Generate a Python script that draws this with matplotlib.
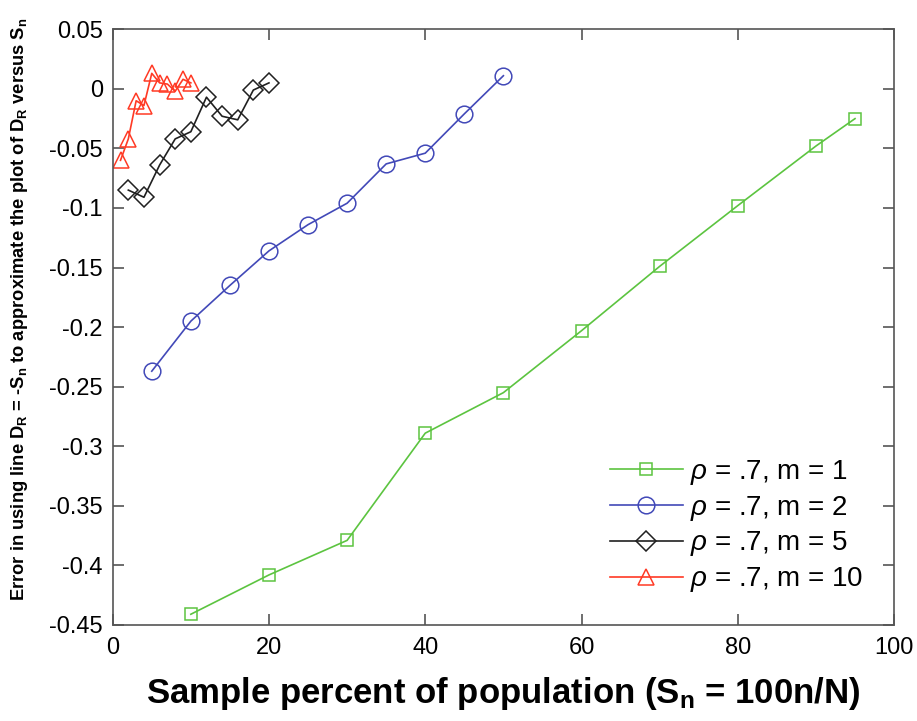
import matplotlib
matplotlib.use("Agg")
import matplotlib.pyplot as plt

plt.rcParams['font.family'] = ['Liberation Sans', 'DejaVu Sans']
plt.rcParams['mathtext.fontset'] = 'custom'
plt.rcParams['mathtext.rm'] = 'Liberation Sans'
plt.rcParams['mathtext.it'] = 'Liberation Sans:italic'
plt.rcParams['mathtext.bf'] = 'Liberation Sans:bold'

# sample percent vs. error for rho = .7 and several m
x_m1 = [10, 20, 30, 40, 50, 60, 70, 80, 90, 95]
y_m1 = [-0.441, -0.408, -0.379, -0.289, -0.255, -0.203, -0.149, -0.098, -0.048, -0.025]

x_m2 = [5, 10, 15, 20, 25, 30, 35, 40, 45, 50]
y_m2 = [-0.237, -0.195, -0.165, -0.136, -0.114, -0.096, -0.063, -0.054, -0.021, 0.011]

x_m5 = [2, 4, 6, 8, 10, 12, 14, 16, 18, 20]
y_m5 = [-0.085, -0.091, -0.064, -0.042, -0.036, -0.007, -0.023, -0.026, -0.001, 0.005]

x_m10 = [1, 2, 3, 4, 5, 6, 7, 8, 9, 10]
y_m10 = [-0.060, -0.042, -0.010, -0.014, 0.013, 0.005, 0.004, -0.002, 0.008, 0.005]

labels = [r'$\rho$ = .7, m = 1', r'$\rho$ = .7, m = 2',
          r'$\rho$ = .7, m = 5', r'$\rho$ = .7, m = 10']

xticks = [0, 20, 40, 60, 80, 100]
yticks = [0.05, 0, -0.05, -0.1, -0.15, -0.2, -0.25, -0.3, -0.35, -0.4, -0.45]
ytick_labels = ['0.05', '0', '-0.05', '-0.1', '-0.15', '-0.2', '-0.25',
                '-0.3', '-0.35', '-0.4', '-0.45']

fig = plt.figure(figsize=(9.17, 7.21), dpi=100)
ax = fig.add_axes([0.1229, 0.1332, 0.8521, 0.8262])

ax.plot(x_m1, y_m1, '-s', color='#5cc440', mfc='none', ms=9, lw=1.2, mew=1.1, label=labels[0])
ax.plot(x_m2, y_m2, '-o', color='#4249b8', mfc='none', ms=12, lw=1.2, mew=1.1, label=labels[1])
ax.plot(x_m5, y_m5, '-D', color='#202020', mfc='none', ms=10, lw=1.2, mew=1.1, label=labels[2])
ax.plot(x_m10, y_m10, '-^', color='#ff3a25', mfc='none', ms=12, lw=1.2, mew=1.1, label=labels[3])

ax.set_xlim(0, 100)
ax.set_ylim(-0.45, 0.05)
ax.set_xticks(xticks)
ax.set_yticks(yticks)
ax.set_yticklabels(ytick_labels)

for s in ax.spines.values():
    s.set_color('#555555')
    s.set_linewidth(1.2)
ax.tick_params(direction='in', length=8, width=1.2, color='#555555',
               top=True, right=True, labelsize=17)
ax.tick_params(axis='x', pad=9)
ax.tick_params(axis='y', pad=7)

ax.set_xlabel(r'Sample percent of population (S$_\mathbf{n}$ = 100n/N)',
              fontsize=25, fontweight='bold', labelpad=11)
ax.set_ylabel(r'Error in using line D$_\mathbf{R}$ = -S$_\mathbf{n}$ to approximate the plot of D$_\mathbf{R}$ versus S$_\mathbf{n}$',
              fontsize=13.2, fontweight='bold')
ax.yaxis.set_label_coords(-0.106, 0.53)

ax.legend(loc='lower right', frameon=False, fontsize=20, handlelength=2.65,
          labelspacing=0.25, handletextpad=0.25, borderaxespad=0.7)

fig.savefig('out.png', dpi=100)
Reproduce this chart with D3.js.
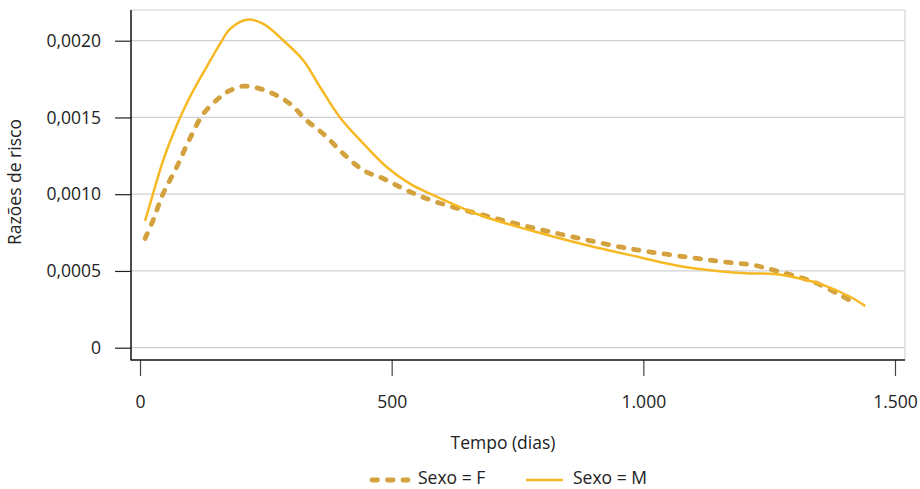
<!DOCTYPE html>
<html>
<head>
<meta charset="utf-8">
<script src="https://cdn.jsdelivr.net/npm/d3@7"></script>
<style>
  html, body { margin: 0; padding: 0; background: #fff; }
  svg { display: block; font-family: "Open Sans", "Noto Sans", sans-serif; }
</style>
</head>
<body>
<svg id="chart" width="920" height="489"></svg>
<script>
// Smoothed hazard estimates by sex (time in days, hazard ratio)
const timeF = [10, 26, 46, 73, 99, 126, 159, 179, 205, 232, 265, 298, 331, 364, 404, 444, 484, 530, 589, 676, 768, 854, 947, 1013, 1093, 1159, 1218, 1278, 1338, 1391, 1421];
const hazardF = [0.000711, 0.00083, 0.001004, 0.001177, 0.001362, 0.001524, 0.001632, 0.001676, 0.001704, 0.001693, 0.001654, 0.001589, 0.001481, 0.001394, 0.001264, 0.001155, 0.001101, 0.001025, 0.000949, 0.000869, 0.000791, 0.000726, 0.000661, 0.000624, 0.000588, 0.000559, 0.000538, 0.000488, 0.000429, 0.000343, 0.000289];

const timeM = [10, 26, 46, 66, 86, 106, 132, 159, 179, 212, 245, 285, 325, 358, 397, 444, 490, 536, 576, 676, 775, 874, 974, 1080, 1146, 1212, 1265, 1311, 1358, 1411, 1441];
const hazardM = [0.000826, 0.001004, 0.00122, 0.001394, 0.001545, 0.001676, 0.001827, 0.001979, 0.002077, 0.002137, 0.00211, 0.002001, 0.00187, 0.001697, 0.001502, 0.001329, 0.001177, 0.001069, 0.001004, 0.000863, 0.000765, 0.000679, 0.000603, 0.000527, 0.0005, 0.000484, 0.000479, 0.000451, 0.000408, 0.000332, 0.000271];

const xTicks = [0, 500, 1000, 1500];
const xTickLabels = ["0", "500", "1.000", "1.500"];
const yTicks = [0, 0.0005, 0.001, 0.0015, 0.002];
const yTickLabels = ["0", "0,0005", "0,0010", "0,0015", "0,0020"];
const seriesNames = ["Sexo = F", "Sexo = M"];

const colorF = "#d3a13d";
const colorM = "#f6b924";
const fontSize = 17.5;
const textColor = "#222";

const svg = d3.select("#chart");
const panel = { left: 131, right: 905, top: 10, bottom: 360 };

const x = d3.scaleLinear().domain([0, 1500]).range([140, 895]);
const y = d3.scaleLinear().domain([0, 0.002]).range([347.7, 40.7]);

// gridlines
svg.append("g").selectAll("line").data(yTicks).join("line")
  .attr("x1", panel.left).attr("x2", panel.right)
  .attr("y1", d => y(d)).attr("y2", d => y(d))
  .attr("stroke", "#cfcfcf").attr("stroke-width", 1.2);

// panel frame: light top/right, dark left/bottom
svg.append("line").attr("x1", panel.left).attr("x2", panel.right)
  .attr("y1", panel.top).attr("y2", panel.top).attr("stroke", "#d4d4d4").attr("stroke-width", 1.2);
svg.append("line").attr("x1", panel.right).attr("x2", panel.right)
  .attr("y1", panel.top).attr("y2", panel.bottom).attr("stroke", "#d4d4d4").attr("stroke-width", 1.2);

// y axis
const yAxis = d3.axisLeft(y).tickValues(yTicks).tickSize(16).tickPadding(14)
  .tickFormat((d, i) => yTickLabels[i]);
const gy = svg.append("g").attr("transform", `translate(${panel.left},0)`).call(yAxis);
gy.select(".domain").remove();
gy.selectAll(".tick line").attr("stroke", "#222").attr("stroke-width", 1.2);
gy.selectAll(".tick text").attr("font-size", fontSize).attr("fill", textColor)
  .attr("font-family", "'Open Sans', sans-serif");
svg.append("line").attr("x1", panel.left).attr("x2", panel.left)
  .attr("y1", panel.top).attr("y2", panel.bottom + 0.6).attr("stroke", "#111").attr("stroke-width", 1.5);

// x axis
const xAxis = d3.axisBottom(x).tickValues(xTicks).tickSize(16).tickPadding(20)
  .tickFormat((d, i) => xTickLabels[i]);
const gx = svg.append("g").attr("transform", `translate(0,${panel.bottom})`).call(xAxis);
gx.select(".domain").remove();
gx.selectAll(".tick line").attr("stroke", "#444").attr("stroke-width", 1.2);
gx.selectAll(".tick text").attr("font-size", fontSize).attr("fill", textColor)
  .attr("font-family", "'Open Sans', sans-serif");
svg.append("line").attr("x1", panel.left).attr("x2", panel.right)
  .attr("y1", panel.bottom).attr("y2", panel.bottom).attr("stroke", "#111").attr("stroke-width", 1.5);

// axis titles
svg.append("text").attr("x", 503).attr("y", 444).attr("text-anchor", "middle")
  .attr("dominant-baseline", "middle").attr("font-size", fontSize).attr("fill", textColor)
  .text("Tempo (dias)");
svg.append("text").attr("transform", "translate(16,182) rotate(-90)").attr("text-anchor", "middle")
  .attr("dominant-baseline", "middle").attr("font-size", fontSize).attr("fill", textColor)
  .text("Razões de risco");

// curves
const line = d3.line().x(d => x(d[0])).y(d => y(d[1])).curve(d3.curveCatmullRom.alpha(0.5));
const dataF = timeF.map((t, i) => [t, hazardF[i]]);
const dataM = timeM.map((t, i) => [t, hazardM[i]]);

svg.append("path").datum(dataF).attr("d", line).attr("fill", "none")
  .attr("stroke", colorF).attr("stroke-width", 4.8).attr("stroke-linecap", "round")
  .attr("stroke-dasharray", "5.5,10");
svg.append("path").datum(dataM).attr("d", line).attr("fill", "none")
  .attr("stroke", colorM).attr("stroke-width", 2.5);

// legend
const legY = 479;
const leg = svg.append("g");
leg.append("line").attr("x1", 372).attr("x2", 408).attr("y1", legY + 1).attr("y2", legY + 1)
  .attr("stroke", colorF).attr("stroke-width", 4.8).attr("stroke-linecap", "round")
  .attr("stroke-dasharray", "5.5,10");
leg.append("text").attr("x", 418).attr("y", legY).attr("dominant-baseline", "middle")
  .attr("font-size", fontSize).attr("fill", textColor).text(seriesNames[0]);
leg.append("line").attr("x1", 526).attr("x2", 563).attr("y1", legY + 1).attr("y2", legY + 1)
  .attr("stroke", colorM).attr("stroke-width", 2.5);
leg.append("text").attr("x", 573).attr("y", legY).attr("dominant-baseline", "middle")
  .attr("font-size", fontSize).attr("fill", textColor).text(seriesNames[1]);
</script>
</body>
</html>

[Objective]
Go back to the entries above and restate word for word every line from the first through the one that contains "-0.054, -0.021, 0.011]", leaving the pictures behind.

[Solved problem]
Generate a Python script that draws this with matplotlib.
import matplotlib
matplotlib.use("Agg")
import matplotlib.pyplot as plt

plt.rcParams['font.family'] = ['Liberation Sans', 'DejaVu Sans']
plt.rcParams['mathtext.fontset'] = 'custom'
plt.rcParams['mathtext.rm'] = 'Liberation Sans'
plt.rcParams['mathtext.it'] = 'Liberation Sans:italic'
plt.rcParams['mathtext.bf'] = 'Liberation Sans:bold'

# sample percent vs. error for rho = .7 and several m
x_m1 = [10, 20, 30, 40, 50, 60, 70, 80, 90, 95]
y_m1 = [-0.441, -0.408, -0.379, -0.289, -0.255, -0.203, -0.149, -0.098, -0.048, -0.025]

x_m2 = [5, 10, 15, 20, 25, 30, 35, 40, 45, 50]
y_m2 = [-0.237, -0.195, -0.165, -0.136, -0.114, -0.096, -0.063, -0.054, -0.021, 0.011]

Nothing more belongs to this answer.